--- START INFORMATION PROVIDED ---
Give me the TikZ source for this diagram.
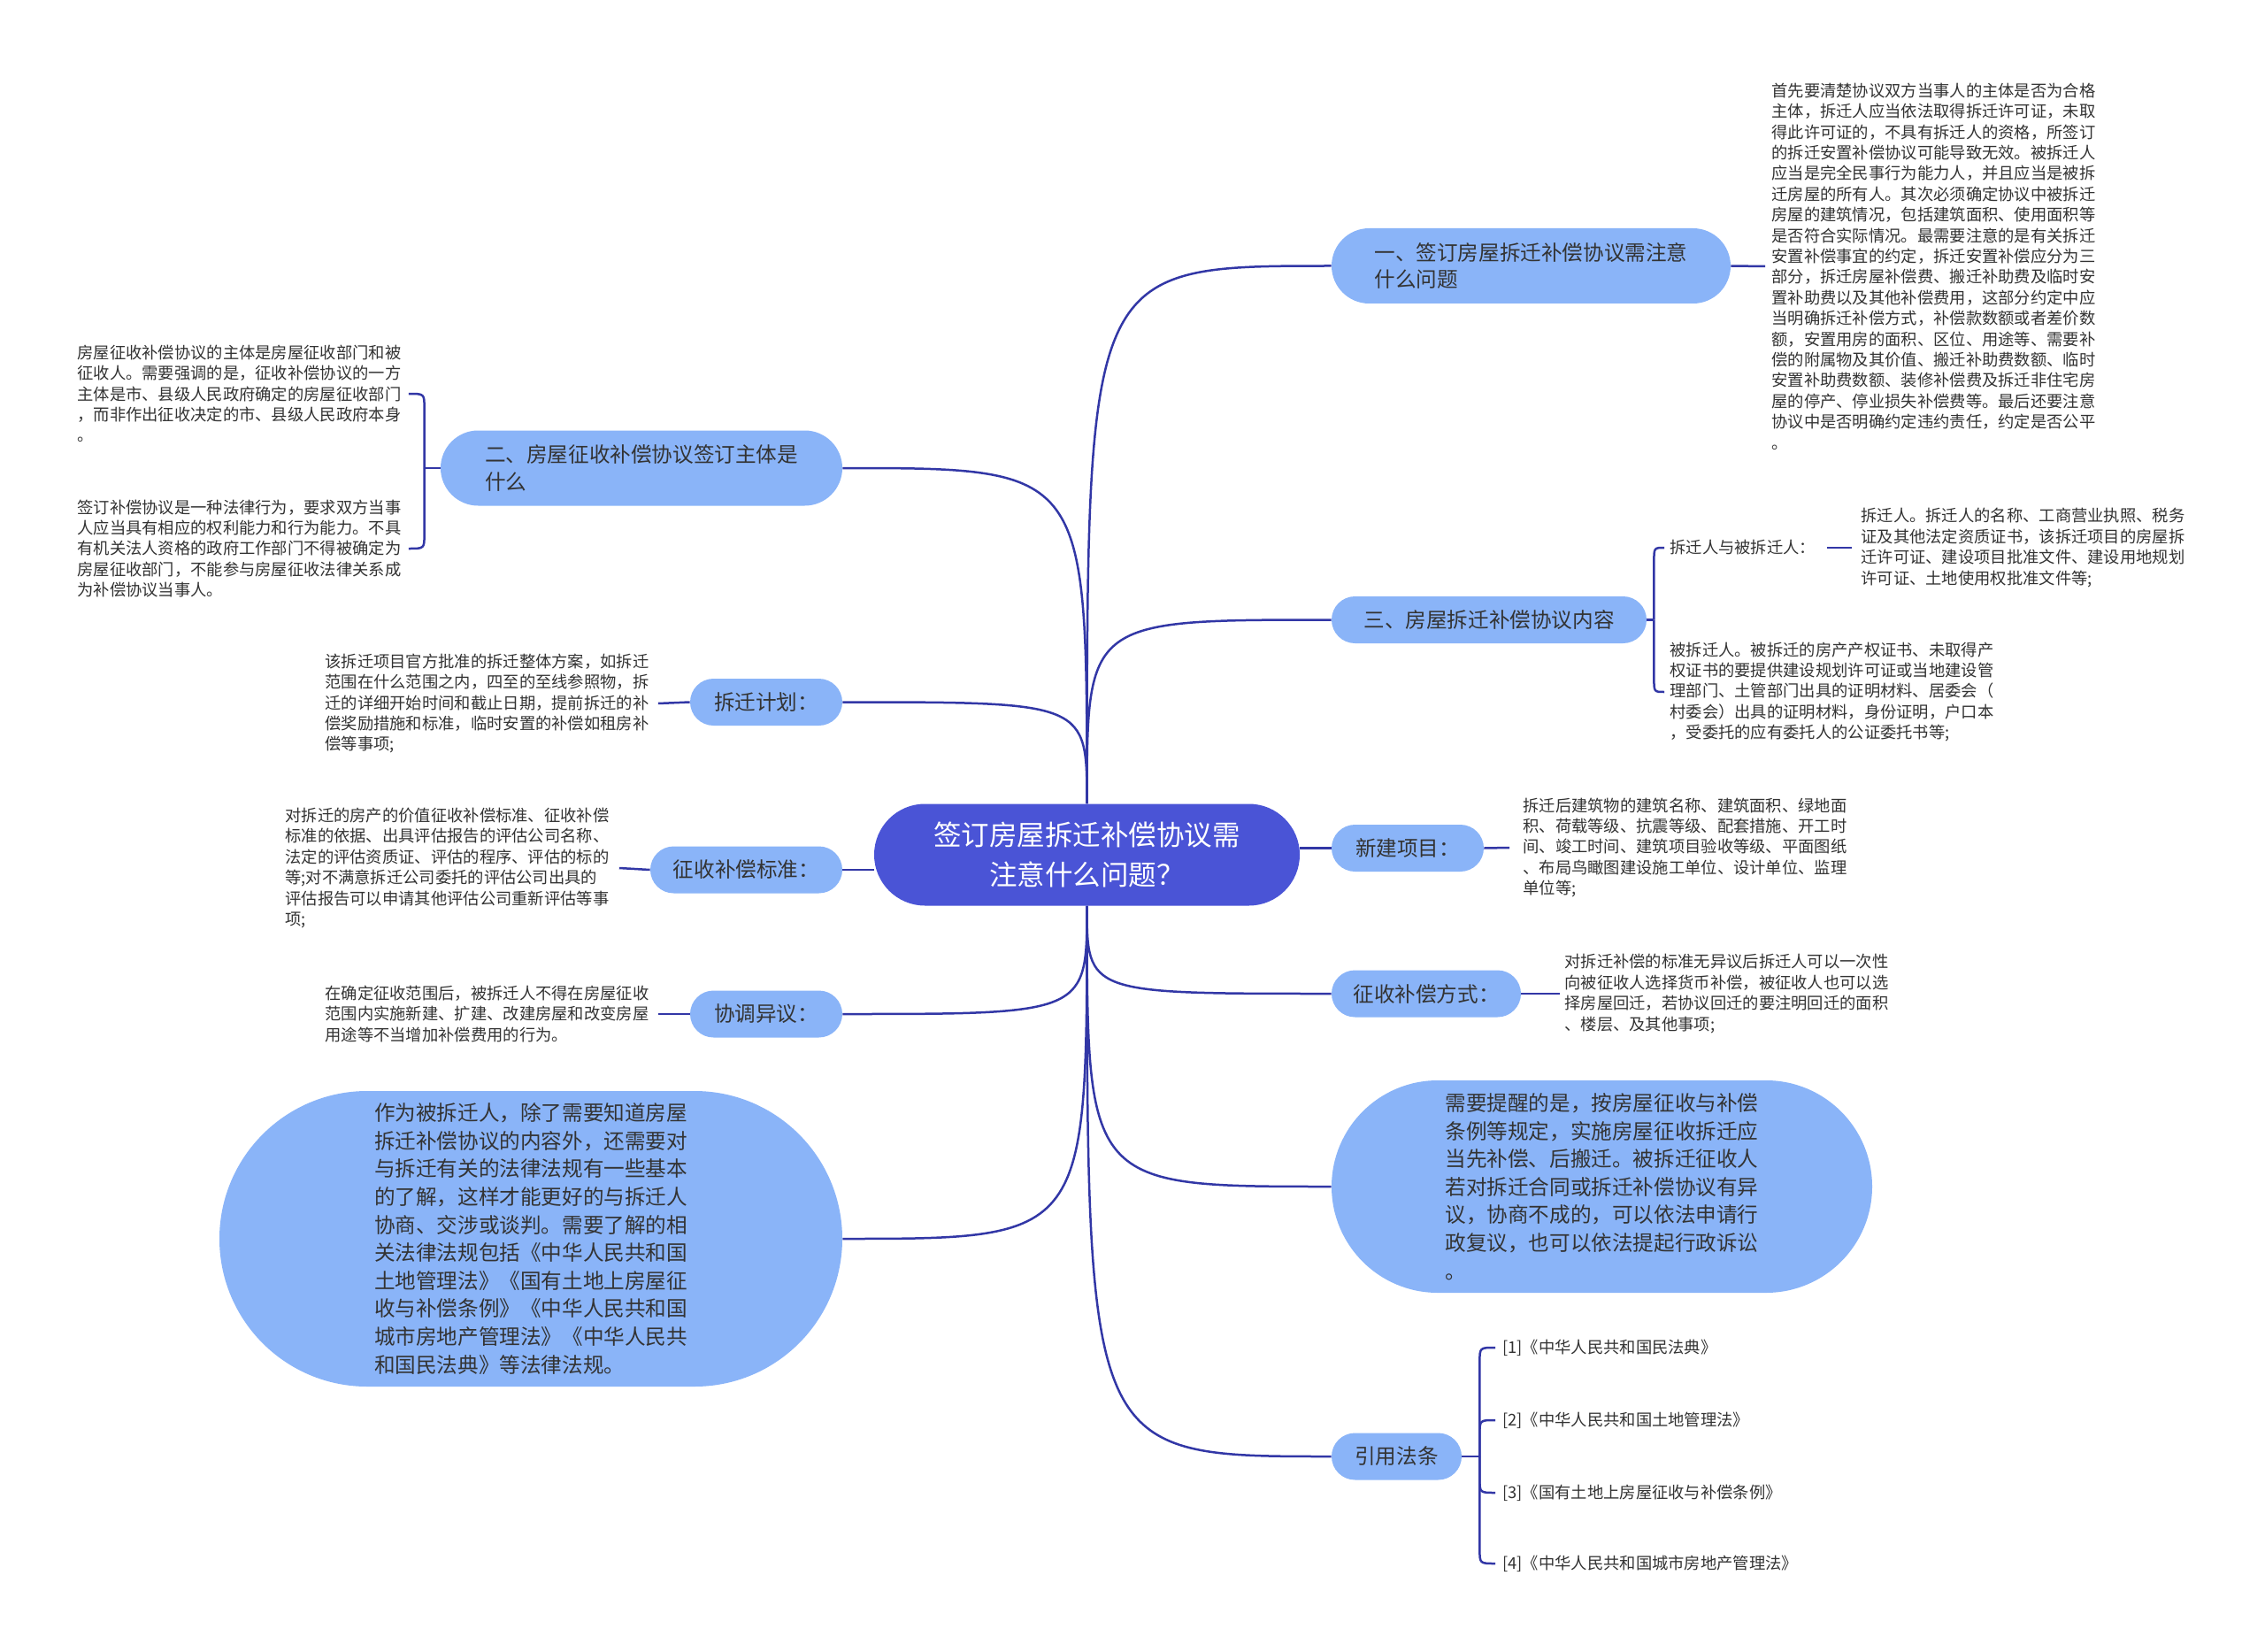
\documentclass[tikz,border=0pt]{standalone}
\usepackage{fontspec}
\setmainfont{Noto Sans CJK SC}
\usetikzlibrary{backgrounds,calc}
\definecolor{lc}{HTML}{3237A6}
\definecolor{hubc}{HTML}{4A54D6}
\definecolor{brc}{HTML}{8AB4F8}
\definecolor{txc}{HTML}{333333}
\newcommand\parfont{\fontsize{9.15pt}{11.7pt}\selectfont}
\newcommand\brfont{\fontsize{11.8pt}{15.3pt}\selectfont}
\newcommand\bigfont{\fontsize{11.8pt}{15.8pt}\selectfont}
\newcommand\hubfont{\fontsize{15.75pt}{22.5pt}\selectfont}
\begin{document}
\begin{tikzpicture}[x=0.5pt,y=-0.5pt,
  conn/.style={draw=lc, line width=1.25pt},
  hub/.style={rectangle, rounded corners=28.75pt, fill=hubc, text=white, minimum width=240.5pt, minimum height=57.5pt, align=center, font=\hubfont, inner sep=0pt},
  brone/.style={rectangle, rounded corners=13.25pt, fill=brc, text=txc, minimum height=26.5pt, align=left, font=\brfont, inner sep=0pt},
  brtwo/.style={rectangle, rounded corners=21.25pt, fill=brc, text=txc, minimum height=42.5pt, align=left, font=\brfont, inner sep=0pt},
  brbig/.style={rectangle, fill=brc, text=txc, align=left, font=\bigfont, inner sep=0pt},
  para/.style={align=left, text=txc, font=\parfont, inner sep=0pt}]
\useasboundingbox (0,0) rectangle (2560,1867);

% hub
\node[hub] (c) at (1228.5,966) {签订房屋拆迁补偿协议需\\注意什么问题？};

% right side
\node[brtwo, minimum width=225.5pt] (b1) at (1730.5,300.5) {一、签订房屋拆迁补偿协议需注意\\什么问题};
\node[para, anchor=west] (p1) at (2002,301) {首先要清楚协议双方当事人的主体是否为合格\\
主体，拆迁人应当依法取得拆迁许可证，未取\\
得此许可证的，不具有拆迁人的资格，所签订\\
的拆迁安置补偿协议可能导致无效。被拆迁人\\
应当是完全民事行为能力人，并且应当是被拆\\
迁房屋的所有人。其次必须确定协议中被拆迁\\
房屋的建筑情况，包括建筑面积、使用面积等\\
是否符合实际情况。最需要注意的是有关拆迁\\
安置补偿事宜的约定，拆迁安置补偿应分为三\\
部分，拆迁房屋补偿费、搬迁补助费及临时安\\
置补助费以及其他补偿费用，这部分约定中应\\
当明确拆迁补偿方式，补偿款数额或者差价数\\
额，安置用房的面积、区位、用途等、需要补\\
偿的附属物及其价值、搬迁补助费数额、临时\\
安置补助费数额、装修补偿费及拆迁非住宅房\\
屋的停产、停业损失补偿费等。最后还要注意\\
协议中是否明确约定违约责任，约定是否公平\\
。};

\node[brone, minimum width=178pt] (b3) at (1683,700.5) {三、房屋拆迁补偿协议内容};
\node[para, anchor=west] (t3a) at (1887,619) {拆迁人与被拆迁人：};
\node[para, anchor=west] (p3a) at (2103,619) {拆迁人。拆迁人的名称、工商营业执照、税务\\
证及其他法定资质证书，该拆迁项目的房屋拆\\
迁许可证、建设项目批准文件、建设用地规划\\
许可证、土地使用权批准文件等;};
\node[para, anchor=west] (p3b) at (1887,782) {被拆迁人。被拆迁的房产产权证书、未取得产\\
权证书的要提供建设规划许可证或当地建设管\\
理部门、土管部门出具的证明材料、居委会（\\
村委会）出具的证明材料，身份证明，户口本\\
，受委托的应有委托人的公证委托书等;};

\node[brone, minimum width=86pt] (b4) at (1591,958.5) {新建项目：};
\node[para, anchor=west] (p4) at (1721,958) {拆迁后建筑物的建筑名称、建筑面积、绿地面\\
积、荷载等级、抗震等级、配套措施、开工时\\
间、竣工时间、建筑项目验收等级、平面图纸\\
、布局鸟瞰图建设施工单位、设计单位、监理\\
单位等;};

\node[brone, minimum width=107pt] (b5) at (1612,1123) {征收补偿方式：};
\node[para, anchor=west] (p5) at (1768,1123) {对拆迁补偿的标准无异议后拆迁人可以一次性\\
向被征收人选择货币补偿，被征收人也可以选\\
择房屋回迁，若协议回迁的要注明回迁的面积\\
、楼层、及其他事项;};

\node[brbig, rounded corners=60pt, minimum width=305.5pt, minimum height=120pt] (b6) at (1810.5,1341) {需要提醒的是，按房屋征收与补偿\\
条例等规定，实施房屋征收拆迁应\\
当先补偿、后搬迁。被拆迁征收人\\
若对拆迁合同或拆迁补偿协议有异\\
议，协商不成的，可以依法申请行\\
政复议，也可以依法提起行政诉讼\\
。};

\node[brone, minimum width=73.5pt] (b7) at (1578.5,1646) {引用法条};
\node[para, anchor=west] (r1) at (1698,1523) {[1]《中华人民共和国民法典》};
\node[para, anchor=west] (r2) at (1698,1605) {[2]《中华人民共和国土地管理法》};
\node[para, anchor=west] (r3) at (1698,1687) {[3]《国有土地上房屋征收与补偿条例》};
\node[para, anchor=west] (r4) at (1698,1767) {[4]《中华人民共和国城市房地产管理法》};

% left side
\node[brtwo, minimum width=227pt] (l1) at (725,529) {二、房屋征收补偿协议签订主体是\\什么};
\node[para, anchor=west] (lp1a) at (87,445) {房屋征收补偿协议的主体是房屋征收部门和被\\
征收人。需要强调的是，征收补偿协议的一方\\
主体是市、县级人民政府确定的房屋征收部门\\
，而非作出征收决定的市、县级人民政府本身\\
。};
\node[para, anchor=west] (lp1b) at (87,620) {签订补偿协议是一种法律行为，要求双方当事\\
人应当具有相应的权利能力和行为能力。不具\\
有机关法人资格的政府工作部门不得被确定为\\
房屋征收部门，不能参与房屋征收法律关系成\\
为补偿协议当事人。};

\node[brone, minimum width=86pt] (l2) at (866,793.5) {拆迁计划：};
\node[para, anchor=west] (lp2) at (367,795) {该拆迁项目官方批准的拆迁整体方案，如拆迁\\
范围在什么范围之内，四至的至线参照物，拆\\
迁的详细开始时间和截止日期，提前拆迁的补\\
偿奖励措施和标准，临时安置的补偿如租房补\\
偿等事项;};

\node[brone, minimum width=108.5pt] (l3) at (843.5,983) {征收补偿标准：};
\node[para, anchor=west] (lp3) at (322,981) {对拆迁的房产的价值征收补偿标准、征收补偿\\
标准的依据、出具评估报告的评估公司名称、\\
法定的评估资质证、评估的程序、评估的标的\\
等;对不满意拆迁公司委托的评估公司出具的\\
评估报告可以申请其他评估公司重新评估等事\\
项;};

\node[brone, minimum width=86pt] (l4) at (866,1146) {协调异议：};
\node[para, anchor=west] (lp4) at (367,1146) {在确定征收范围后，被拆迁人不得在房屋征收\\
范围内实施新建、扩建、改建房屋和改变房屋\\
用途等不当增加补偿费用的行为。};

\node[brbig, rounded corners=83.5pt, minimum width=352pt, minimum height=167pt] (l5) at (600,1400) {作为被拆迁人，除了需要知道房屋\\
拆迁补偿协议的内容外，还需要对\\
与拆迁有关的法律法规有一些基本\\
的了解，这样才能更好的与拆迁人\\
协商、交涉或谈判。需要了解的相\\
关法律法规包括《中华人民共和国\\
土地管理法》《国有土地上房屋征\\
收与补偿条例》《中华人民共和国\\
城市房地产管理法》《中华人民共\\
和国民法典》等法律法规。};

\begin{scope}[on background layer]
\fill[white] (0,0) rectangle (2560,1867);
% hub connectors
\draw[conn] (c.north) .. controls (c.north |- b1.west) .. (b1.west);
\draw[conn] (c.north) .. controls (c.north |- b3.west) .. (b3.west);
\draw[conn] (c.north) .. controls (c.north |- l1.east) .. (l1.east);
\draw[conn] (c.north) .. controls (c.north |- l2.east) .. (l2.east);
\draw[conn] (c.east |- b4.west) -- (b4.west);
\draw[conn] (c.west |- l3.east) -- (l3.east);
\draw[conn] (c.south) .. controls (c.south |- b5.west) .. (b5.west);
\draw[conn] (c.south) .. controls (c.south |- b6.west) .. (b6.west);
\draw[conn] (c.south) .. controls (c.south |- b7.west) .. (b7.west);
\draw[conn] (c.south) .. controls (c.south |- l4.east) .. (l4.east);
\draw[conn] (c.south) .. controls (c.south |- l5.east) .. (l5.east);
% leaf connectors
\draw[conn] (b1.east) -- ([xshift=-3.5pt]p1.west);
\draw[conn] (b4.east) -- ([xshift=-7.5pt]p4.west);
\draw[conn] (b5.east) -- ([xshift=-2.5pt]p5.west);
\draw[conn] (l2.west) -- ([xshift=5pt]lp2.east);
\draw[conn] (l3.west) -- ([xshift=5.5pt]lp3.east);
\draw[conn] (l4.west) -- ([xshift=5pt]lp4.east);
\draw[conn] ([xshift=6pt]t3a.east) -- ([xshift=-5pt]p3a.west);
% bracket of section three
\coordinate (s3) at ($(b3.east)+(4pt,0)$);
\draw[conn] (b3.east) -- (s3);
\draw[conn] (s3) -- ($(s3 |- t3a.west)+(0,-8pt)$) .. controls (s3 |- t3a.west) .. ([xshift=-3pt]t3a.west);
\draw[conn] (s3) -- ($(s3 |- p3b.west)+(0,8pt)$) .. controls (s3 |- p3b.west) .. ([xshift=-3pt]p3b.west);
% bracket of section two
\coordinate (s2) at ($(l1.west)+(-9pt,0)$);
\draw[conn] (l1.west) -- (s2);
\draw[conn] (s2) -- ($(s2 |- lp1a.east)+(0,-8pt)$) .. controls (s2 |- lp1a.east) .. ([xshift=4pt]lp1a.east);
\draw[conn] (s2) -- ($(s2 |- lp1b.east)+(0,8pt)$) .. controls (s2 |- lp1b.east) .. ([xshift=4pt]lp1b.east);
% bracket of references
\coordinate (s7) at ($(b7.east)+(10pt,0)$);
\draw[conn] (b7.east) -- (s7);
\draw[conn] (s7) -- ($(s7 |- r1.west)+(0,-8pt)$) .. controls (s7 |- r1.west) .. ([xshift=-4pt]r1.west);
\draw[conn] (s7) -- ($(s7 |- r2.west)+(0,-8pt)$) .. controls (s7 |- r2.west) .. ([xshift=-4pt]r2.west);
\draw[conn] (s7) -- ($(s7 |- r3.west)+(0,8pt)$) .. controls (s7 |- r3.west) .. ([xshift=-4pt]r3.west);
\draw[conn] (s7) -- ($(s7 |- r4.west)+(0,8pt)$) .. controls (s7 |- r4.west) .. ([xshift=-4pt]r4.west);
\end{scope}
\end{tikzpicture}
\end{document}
--- END INFORMATION PROVIDED ---
Your task is to reproduce exactly the lines from the start of the data above through the line containing "(c) at (1228.5,966)", leaving every picture out.

Give me the TikZ source for this diagram.
\documentclass[tikz,border=0pt]{standalone}
\usepackage{fontspec}
\setmainfont{Noto Sans CJK SC}
\usetikzlibrary{backgrounds,calc}
\definecolor{lc}{HTML}{3237A6}
\definecolor{hubc}{HTML}{4A54D6}
\definecolor{brc}{HTML}{8AB4F8}
\definecolor{txc}{HTML}{333333}
\newcommand\parfont{\fontsize{9.15pt}{11.7pt}\selectfont}
\newcommand\brfont{\fontsize{11.8pt}{15.3pt}\selectfont}
\newcommand\bigfont{\fontsize{11.8pt}{15.8pt}\selectfont}
\newcommand\hubfont{\fontsize{15.75pt}{22.5pt}\selectfont}
\begin{document}
\begin{tikzpicture}[x=0.5pt,y=-0.5pt,
  conn/.style={draw=lc, line width=1.25pt},
  hub/.style={rectangle, rounded corners=28.75pt, fill=hubc, text=white, minimum width=240.5pt, minimum height=57.5pt, align=center, font=\hubfont, inner sep=0pt},
  brone/.style={rectangle, rounded corners=13.25pt, fill=brc, text=txc, minimum height=26.5pt, align=left, font=\brfont, inner sep=0pt},
  brtwo/.style={rectangle, rounded corners=21.25pt, fill=brc, text=txc, minimum height=42.5pt, align=left, font=\brfont, inner sep=0pt},
  brbig/.style={rectangle, fill=brc, text=txc, align=left, font=\bigfont, inner sep=0pt},
  para/.style={align=left, text=txc, font=\parfont, inner sep=0pt}]
\useasboundingbox (0,0) rectangle (2560,1867);

% hub
\node[hub] (c) at (1228.5,966) {签订房屋拆迁补偿协议需\\注意什么问题？};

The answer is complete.